Poche settimane fa è uscito il suo nuovo album “Mala” . Per me è uno dei più bei album che ho ascoltato fino ad ora in questo 2013.
Mala è una parola serba che significa “piccola” ed è usato come appellativo affettuoso. Il riferimento geografico della parola non è casuale; infatti da poco Devendra è sposato con l’artista serba Ana Kras, ed è proprio questo evento l’elemento scatenante dell’album. Per portare su album quell’atmosfera di intimità coniugale Devendra ha voluto tornare a registrare in casa, anche se questa volta ha curato molto di più la resa sonora dell’album. Come per i precedenti album Devendra opta per dei testi spesso criptici come nell’apertura di Golden Girls dove nei pochi versi che compongono la canzone si parla di giovani ballerini e di credenti, sembra quasi che sia il prosieguo di pensieri di Devendra, ma che solo quest’ultimo frammento sia stato catturato dai microfoni. La segue Daniel una delicata ballata dedicata a Bret Anderson leader dei Suede dove Devendra immagina un loro concerto come sfondo ad un appuntamento romantico. Le due canzoni che personalmente preferisco dell’album sono Mi Negrita, un pezzo vagamente mariachi, sul tormento di un innamorato, dove Devendra ricorre ad una voce da crooner dal timbro molto caldo e confidenziale per convincere la sua amata, il tutto cantato in spagnolo che aggiunge passionalità alla canzone.
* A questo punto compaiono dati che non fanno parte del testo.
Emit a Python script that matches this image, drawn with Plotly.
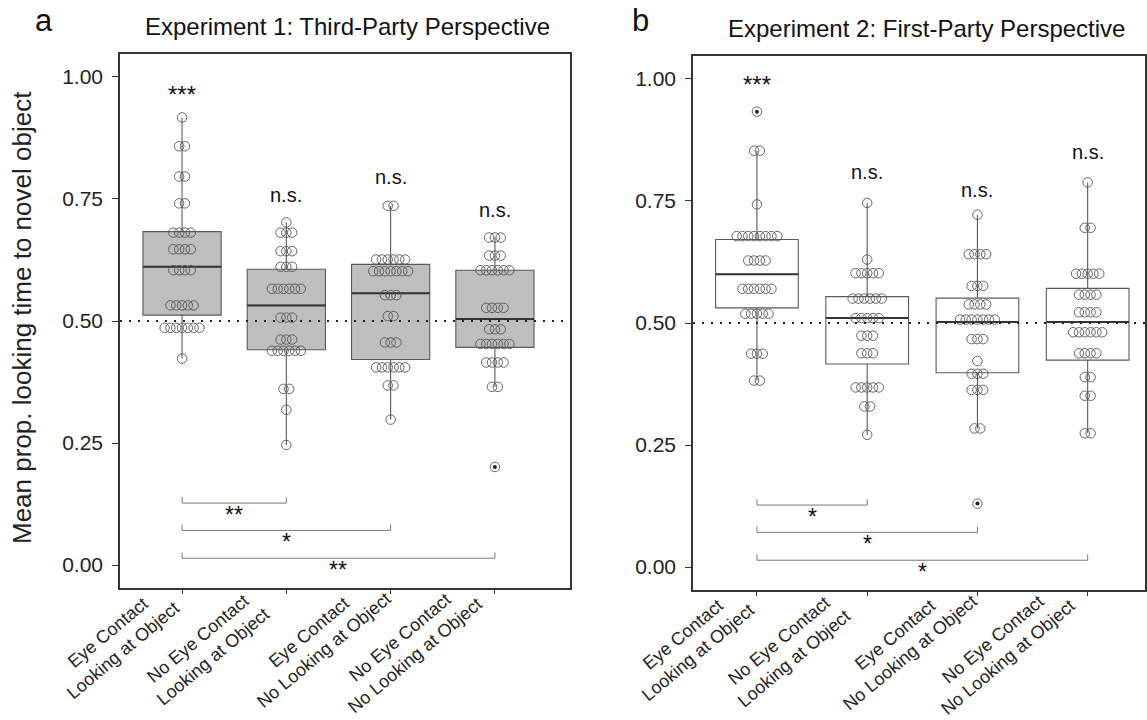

Il secondo è Your Fine Petting Duck, cantata in coppia con la moglie. I due mettono in scena una simpatica storia tra due ex amanti, dove lei vorrebbe tornare con lui, ma lui le ricorda quanto è stato stronzo nella loro storia. Il pezzo si divide in due parti: la prima è uno scarno folk ma a metà entrano in scena i sinth e ci si ritrova in pezzo minimal tutto cantato in tedesco.
Tutto il disco però galleggia in una sorta di atmosfera di benessere ed anche nei momenti più malinconici questa atmosfera non muta mai. Per me è un ottimo album per superare questa primavera fatta di allergia e condizioni di tempo instabile.